• Collected material:
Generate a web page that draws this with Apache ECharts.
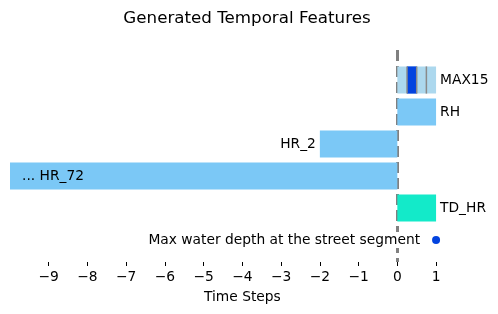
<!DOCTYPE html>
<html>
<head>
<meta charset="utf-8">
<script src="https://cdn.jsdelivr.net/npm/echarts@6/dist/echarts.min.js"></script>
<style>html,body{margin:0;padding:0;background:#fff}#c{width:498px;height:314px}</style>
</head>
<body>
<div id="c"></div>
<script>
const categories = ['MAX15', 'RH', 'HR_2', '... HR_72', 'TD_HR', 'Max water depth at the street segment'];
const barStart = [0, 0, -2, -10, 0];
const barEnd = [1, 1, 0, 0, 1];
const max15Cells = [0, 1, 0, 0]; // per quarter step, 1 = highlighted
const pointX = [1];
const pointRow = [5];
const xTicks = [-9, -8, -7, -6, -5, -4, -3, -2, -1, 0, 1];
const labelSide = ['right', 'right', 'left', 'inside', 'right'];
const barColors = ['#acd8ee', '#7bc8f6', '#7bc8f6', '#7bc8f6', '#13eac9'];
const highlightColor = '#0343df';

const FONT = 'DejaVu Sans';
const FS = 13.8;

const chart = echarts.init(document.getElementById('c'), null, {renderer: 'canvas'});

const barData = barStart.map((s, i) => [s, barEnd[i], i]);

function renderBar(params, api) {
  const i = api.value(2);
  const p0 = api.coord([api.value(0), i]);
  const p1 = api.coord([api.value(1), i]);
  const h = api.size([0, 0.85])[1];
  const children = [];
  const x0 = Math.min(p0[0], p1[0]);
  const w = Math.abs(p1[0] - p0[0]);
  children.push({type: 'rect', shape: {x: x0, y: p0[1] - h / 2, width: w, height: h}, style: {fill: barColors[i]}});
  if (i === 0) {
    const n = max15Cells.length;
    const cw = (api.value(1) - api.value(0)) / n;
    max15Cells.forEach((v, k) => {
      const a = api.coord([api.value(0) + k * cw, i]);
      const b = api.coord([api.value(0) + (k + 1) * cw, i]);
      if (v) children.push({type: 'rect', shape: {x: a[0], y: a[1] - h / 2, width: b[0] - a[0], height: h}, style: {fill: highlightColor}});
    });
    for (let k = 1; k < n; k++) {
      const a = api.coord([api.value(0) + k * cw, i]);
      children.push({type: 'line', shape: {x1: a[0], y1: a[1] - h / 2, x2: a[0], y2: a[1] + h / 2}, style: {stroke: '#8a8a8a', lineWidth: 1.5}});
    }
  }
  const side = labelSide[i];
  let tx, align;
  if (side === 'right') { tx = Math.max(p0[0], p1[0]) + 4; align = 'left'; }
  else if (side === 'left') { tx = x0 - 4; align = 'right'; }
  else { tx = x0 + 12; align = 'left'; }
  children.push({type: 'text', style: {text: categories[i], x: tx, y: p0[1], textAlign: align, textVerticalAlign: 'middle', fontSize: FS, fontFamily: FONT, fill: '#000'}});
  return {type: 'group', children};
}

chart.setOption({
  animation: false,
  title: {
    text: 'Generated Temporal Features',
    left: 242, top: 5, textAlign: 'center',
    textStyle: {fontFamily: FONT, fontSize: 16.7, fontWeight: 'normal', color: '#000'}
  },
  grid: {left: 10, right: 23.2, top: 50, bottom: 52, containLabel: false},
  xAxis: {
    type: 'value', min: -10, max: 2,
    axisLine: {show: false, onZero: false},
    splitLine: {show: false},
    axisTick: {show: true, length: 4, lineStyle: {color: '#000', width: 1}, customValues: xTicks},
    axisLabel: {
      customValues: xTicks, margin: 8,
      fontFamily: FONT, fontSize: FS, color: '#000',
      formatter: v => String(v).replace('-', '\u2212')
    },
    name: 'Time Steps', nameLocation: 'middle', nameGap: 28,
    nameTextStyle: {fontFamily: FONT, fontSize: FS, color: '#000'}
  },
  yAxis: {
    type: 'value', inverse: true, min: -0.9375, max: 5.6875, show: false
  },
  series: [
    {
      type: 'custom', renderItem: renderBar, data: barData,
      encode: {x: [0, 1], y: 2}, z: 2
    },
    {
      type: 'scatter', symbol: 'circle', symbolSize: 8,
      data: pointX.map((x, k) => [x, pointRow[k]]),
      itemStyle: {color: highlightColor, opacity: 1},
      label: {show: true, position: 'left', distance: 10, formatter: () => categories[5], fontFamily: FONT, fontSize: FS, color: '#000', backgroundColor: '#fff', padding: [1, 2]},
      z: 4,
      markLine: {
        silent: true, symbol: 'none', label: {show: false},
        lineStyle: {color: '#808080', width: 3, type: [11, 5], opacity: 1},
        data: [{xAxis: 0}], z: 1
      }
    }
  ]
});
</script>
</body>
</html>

• Exercise objective:
Copy all the data exactly as written, but skip any picture.

• Solution:
Generate a web page that draws this with Apache ECharts.
<!DOCTYPE html>
<html>
<head>
<meta charset="utf-8">
<script src="https://cdn.jsdelivr.net/npm/echarts@6/dist/echarts.min.js"></script>
<style>html,body{margin:0;padding:0;background:#fff}#c{width:498px;height:314px}</style>
</head>
<body>
<div id="c"></div>
<script>
const categories = ['MAX15', 'RH', 'HR_2', '... HR_72', 'TD_HR', 'Max water depth at the street segment'];
const barStart = [0, 0, -2, -10, 0];
const barEnd = [1, 1, 0, 0, 1];
const max15Cells = [0, 1, 0, 0]; // per quarter step, 1 = highlighted
const pointX = [1];
const pointRow = [5];
const xTicks = [-9, -8, -7, -6, -5, -4, -3, -2, -1, 0, 1];
const labelSide = ['right', 'right', 'left', 'inside', 'right'];
const barColors = ['#acd8ee', '#7bc8f6', '#7bc8f6', '#7bc8f6', '#13eac9'];
const highlightColor = '#0343df';

const FONT = 'DejaVu Sans';
const FS = 13.8;

const chart = echarts.init(document.getElementById('c'), null, {renderer: 'canvas'});

const barData = barStart.map((s, i) => [s, barEnd[i], i]);

function renderBar(params, api) {
  const i = api.value(2);
  const p0 = api.coord([api.value(0), i]);
  const p1 = api.coord([api.value(1), i]);
  const h = api.size([0, 0.85])[1];
  const children = [];
  const x0 = Math.min(p0[0], p1[0]);
  const w = Math.abs(p1[0] - p0[0]);
  children.push({type: 'rect', shape: {x: x0, y: p0[1] - h / 2, width: w, height: h}, style: {fill: barColors[i]}});
  if (i === 0) {
    const n = max15Cells.length;
    const cw = (api.value(1) - api.value(0)) / n;
    max15Cells.forEach((v, k) => {
      const a = api.coord([api.value(0) + k * cw, i]);
      const b = api.coord([api.value(0) + (k + 1) * cw, i]);
      if (v) children.push({type: 'rect', shape: {x: a[0], y: a[1] - h / 2, width: b[0] - a[0], height: h}, style: {fill: highlightColor}});
    });
    for (let k = 1; k < n; k++) {
      const a = api.coord([api.value(0) + k * cw, i]);
      children.push({type: 'line', shape: {x1: a[0], y1: a[1] - h / 2, x2: a[0], y2: a[1] + h / 2}, style: {stroke: '#8a8a8a', lineWidth: 1.5}});
    }
  }
  const side = labelSide[i];
  let tx, align;
  if (side === 'right') { tx = Math.max(p0[0], p1[0]) + 4; align = 'left'; }
  else if (side === 'left') { tx = x0 - 4; align = 'right'; }
  else { tx = x0 + 12; align = 'left'; }
  children.push({type: 'text', style: {text: categories[i], x: tx, y: p0[1], textAlign: align, textVerticalAlign: 'middle', fontSize: FS, fontFamily: FONT, fill: '#000'}});
  return {type: 'group', children};
}

chart.setOption({
  animation: false,
  title: {
    text: 'Generated Temporal Features',
    left: 242, top: 5, textAlign: 'center',
    textStyle: {fontFamily: FONT, fontSize: 16.7, fontWeight: 'normal', color: '#000'}
  },
  grid: {left: 10, right: 23.2, top: 50, bottom: 52, containLabel: false},
  xAxis: {
    type: 'value', min: -10, max: 2,
    axisLine: {show: false, onZero: false},
    splitLine: {show: false},
    axisTick: {show: true, length: 4, lineStyle: {color: '#000', width: 1}, customValues: xTicks},
    axisLabel: {
      customValues: xTicks, margin: 8,
      fontFamily: FONT, fontSize: FS, color: '#000',
      formatter: v => String(v).replace('-', '\u2212')
    },
    name: 'Time Steps', nameLocation: 'middle', nameGap: 28,
    nameTextStyle: {fontFamily: FONT, fontSize: FS, color: '#000'}
  },
  yAxis: {
    type: 'value', inverse: true, min: -0.9375, max: 5.6875, show: false
  },
  series: [
    {
      type: 'custom', renderItem: renderBar, data: barData,
      encode: {x: [0, 1], y: 2}, z: 2
    },
    {
      type: 'scatter', symbol: 'circle', symbolSize: 8,
      data: pointX.map((x, k) => [x, pointRow[k]]),
      itemStyle: {color: highlightColor, opacity: 1},
      label: {show: true, position: 'left', distance: 10, formatter: () => categories[5], fontFamily: FONT, fontSize: FS, color: '#000', backgroundColor: '#fff', padding: [1, 2]},
      z: 4,
      markLine: {
        silent: true, symbol: 'none', label: {show: false},
        lineStyle: {color: '#808080', width: 3, type: [11, 5], opacity: 1},
        data: [{xAxis: 0}], z: 1
      }
    }
  ]
});
</script>
</body>
</html>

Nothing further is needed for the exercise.